*Given task:*
Exclude the pictures, then repeat the remaining data exactly.

Entries with chart source code:

========================================

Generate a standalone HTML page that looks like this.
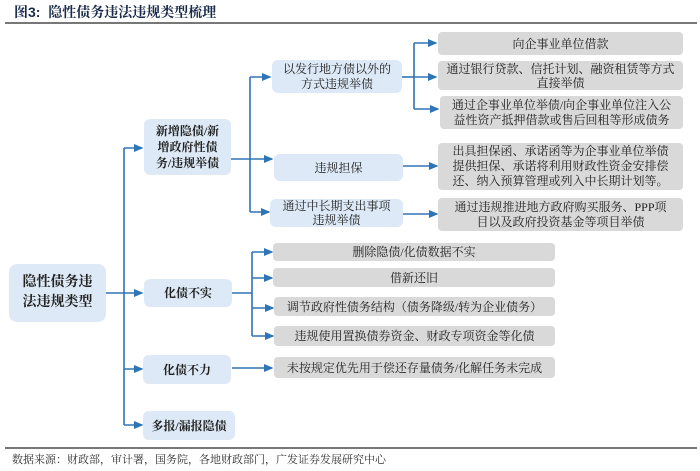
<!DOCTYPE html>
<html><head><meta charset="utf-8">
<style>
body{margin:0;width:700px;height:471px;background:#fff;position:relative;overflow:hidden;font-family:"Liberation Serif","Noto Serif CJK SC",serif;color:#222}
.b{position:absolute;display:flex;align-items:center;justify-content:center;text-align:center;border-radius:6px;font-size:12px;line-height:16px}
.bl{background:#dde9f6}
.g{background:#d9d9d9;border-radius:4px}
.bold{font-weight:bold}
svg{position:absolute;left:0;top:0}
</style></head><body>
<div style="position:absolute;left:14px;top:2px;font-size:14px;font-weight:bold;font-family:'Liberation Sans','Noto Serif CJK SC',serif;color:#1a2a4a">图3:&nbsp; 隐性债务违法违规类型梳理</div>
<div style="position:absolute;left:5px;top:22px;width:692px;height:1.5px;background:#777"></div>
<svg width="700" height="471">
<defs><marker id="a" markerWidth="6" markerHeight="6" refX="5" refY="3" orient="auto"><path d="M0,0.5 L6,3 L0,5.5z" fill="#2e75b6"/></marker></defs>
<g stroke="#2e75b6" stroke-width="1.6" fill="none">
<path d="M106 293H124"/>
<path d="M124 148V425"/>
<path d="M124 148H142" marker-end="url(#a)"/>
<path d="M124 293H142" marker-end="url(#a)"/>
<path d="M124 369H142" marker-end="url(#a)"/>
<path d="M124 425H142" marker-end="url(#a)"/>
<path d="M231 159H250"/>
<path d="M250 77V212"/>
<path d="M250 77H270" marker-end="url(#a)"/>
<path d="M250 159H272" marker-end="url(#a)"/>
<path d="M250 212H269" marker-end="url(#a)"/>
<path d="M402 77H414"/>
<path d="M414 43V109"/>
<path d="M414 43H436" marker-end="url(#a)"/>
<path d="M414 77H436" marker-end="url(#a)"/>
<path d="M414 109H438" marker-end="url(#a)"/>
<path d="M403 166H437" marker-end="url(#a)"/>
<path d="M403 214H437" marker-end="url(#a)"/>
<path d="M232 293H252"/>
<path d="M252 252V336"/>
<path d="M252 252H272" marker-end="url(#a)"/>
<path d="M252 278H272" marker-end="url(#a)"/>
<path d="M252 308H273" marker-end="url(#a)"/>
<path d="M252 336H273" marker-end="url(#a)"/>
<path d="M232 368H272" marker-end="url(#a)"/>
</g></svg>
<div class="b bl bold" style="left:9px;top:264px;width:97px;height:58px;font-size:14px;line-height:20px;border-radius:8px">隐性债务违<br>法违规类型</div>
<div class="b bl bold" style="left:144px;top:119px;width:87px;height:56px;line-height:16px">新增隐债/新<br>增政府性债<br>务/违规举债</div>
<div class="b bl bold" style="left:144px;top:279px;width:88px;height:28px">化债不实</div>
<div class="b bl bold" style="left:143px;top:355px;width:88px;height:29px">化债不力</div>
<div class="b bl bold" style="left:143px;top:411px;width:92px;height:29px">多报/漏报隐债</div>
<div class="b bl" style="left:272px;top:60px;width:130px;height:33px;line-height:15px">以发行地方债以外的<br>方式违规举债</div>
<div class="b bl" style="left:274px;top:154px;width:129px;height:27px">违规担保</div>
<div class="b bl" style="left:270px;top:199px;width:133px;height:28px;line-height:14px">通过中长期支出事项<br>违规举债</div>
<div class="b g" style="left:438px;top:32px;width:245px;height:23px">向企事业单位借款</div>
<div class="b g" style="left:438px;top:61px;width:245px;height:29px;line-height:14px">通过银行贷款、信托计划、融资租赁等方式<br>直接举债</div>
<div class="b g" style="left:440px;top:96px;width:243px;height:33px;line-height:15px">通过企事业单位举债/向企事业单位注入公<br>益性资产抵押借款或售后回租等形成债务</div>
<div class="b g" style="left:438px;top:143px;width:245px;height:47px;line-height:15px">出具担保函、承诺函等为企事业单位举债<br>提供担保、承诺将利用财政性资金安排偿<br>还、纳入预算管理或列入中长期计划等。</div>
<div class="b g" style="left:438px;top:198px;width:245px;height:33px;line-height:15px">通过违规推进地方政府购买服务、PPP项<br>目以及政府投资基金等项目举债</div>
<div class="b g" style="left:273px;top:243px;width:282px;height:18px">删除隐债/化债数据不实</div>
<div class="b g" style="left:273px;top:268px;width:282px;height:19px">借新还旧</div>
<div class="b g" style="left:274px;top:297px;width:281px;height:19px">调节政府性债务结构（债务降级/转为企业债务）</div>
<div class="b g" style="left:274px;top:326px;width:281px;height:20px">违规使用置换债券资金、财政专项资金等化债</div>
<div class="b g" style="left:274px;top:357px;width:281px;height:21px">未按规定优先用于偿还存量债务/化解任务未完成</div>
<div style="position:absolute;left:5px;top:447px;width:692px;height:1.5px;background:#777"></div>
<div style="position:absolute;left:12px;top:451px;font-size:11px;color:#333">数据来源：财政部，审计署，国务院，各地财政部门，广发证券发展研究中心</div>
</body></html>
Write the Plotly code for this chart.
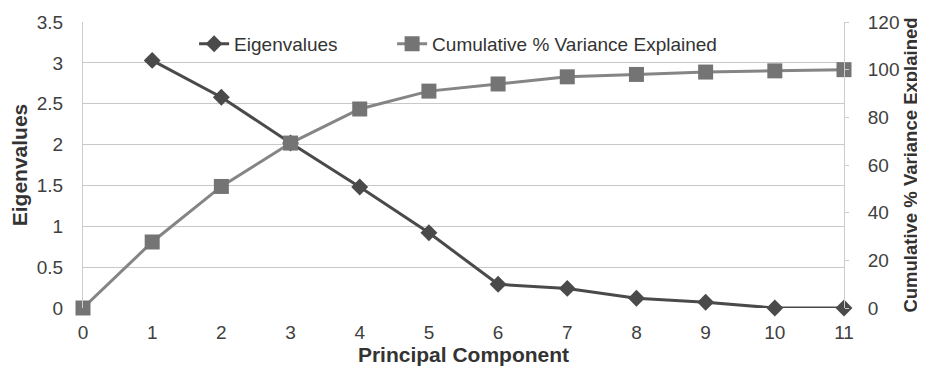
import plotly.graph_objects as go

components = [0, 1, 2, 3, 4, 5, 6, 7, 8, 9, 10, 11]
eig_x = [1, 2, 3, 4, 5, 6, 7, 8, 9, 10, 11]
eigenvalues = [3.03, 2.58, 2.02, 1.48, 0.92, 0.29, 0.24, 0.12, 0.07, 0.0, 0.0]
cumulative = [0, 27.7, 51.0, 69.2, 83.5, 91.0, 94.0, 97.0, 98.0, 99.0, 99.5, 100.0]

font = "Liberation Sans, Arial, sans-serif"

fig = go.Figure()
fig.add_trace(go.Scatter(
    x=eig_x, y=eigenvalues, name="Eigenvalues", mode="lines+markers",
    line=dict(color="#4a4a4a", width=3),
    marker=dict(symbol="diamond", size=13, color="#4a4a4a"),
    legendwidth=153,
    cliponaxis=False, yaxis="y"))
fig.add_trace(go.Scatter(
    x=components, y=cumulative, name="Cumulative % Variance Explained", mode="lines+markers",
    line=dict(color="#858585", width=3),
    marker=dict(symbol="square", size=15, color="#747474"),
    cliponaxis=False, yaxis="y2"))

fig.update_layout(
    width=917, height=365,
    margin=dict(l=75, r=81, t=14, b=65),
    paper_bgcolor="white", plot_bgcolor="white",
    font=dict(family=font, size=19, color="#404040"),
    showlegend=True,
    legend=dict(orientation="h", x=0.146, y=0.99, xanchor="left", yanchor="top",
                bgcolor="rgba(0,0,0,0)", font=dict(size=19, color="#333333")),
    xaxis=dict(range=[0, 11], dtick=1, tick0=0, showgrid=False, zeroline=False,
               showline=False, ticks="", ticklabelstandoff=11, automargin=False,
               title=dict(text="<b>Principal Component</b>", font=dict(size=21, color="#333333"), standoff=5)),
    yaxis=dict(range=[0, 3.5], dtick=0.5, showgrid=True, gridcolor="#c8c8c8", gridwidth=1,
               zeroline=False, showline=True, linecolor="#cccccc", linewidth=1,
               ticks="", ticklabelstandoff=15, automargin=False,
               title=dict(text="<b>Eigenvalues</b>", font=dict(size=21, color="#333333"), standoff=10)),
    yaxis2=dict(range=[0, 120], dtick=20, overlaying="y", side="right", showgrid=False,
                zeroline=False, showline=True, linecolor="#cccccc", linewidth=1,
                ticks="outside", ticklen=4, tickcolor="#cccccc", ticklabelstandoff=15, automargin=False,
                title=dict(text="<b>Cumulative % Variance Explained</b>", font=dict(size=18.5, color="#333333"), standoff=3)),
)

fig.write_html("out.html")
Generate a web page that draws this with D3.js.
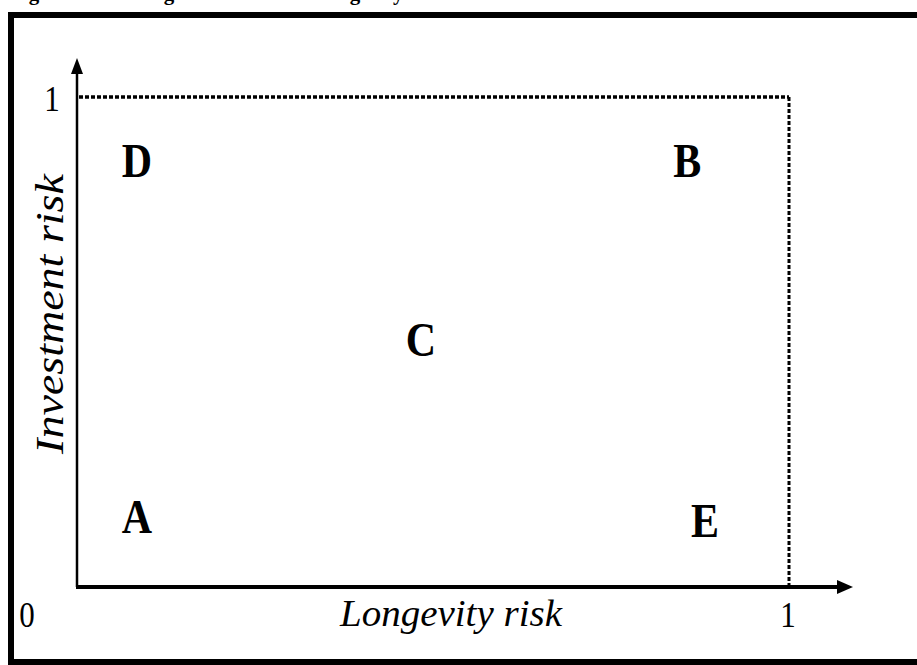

========================================

*Correct response:*
Generate a standalone HTML page that looks like this.
<!DOCTYPE html>
<html><head><meta charset="utf-8">
<style>
body{margin:0;width:700px;height:471px;background:#fff;position:relative;overflow:hidden;font-family:"Liberation Serif","Noto Serif CJK SC",serif;color:#222}
.b{position:absolute;display:flex;align-items:center;justify-content:center;text-align:center;border-radius:6px;font-size:12px;line-height:16px}
.bl{background:#dde9f6}
.g{background:#d9d9d9;border-radius:4px}
.bold{font-weight:bold}
svg{position:absolute;left:0;top:0}
</style></head><body>
<div style="position:absolute;left:14px;top:2px;font-size:14px;font-weight:bold;font-family:'Liberation Sans','Noto Serif CJK SC',serif;color:#1a2a4a">图3:&nbsp; 隐性债务违法违规类型梳理</div>
<div style="position:absolute;left:5px;top:22px;width:692px;height:1.5px;background:#777"></div>
<svg width="700" height="471">
<defs><marker id="a" markerWidth="6" markerHeight="6" refX="5" refY="3" orient="auto"><path d="M0,0.5 L6,3 L0,5.5z" fill="#2e75b6"/></marker></defs>
<g stroke="#2e75b6" stroke-width="1.6" fill="none">
<path d="M106 293H124"/>
<path d="M124 148V425"/>
<path d="M124 148H142" marker-end="url(#a)"/>
<path d="M124 293H142" marker-end="url(#a)"/>
<path d="M124 369H142" marker-end="url(#a)"/>
<path d="M124 425H142" marker-end="url(#a)"/>
<path d="M231 159H250"/>
<path d="M250 77V212"/>
<path d="M250 77H270" marker-end="url(#a)"/>
<path d="M250 159H272" marker-end="url(#a)"/>
<path d="M250 212H269" marker-end="url(#a)"/>
<path d="M402 77H414"/>
<path d="M414 43V109"/>
<path d="M414 43H436" marker-end="url(#a)"/>
<path d="M414 77H436" marker-end="url(#a)"/>
<path d="M414 109H438" marker-end="url(#a)"/>
<path d="M403 166H437" marker-end="url(#a)"/>
<path d="M403 214H437" marker-end="url(#a)"/>
<path d="M232 293H252"/>
<path d="M252 252V336"/>
<path d="M252 252H272" marker-end="url(#a)"/>
<path d="M252 278H272" marker-end="url(#a)"/>
<path d="M252 308H273" marker-end="url(#a)"/>
<path d="M252 336H273" marker-end="url(#a)"/>
<path d="M232 368H272" marker-end="url(#a)"/>
</g></svg>
<div class="b bl bold" style="left:9px;top:264px;width:97px;height:58px;font-size:14px;line-height:20px;border-radius:8px">隐性债务违<br>法违规类型</div>
<div class="b bl bold" style="left:144px;top:119px;width:87px;height:56px;line-height:16px">新增隐债/新<br>增政府性债<br>务/违规举债</div>
<div class="b bl bold" style="left:144px;top:279px;width:88px;height:28px">化债不实</div>
<div class="b bl bold" style="left:143px;top:355px;width:88px;height:29px">化债不力</div>
<div class="b bl bold" style="left:143px;top:411px;width:92px;height:29px">多报/漏报隐债</div>
<div class="b bl" style="left:272px;top:60px;width:130px;height:33px;line-height:15px">以发行地方债以外的<br>方式违规举债</div>
<div class="b bl" style="left:274px;top:154px;width:129px;height:27px">违规担保</div>
<div class="b bl" style="left:270px;top:199px;width:133px;height:28px;line-height:14px">通过中长期支出事项<br>违规举债</div>
<div class="b g" style="left:438px;top:32px;width:245px;height:23px">向企事业单位借款</div>
<div class="b g" style="left:438px;top:61px;width:245px;height:29px;line-height:14px">通过银行贷款、信托计划、融资租赁等方式<br>直接举债</div>
<div class="b g" style="left:440px;top:96px;width:243px;height:33px;line-height:15px">通过企事业单位举债/向企事业单位注入公<br>益性资产抵押借款或售后回租等形成债务</div>
<div class="b g" style="left:438px;top:143px;width:245px;height:47px;line-height:15px">出具担保函、承诺函等为企事业单位举债<br>提供担保、承诺将利用财政性资金安排偿<br>还、纳入预算管理或列入中长期计划等。</div>
<div class="b g" style="left:438px;top:198px;width:245px;height:33px;line-height:15px">通过违规推进地方政府购买服务、PPP项<br>目以及政府投资基金等项目举债</div>
<div class="b g" style="left:273px;top:243px;width:282px;height:18px">删除隐债/化债数据不实</div>
<div class="b g" style="left:273px;top:268px;width:282px;height:19px">借新还旧</div>
<div class="b g" style="left:274px;top:297px;width:281px;height:19px">调节政府性债务结构（债务降级/转为企业债务）</div>
<div class="b g" style="left:274px;top:326px;width:281px;height:20px">违规使用置换债券资金、财政专项资金等化债</div>
<div class="b g" style="left:274px;top:357px;width:281px;height:21px">未按规定优先用于偿还存量债务/化解任务未完成</div>
<div style="position:absolute;left:5px;top:447px;width:692px;height:1.5px;background:#777"></div>
<div style="position:absolute;left:12px;top:451px;font-size:11px;color:#333">数据来源：财政部，审计署，国务院，各地财政部门，广发证券发展研究中心</div>
</body></html>
Write the Plotly code for this chart.
import plotly.graph_objects as go

components = [0, 1, 2, 3, 4, 5, 6, 7, 8, 9, 10, 11]
eig_x = [1, 2, 3, 4, 5, 6, 7, 8, 9, 10, 11]
eigenvalues = [3.03, 2.58, 2.02, 1.48, 0.92, 0.29, 0.24, 0.12, 0.07, 0.0, 0.0]
cumulative = [0, 27.7, 51.0, 69.2, 83.5, 91.0, 94.0, 97.0, 98.0, 99.0, 99.5, 100.0]

font = "Liberation Sans, Arial, sans-serif"

fig = go.Figure()
fig.add_trace(go.Scatter(
    x=eig_x, y=eigenvalues, name="Eigenvalues", mode="lines+markers",
    line=dict(color="#4a4a4a", width=3),
    marker=dict(symbol="diamond", size=13, color="#4a4a4a"),
    legendwidth=153,
    cliponaxis=False, yaxis="y"))
fig.add_trace(go.Scatter(
    x=components, y=cumulative, name="Cumulative % Variance Explained", mode="lines+markers",
    line=dict(color="#858585", width=3),
    marker=dict(symbol="square", size=15, color="#747474"),
    cliponaxis=False, yaxis="y2"))

fig.update_layout(
    width=917, height=365,
    margin=dict(l=75, r=81, t=14, b=65),
    paper_bgcolor="white", plot_bgcolor="white",
    font=dict(family=font, size=19, color="#404040"),
    showlegend=True,
    legend=dict(orientation="h", x=0.146, y=0.99, xanchor="left", yanchor="top",
                bgcolor="rgba(0,0,0,0)", font=dict(size=19, color="#333333")),
    xaxis=dict(range=[0, 11], dtick=1, tick0=0, showgrid=False, zeroline=False,
               showline=False, ticks="", ticklabelstandoff=11, automargin=False,
               title=dict(text="<b>Principal Component</b>", font=dict(size=21, color="#333333"), standoff=5)),
    yaxis=dict(range=[0, 3.5], dtick=0.5, showgrid=True, gridcolor="#c8c8c8", gridwidth=1,
               zeroline=False, showline=True, linecolor="#cccccc", linewidth=1,
               ticks="", ticklabelstandoff=15, automargin=False,
               title=dict(text="<b>Eigenvalues</b>", font=dict(size=21, color="#333333"), standoff=10)),
    yaxis2=dict(range=[0, 120], dtick=20, overlaying="y", side="right", showgrid=False,
                zeroline=False, showline=True, linecolor="#cccccc", linewidth=1,
                ticks="outside", ticklen=4, tickcolor="#cccccc", ticklabelstandoff=15, automargin=False,
                title=dict(text="<b>Cumulative % Variance Explained</b>", font=dict(size=18.5, color="#333333"), standoff=3)),
)

fig.write_html("out.html")
Generate a web page that draws this with D3.js.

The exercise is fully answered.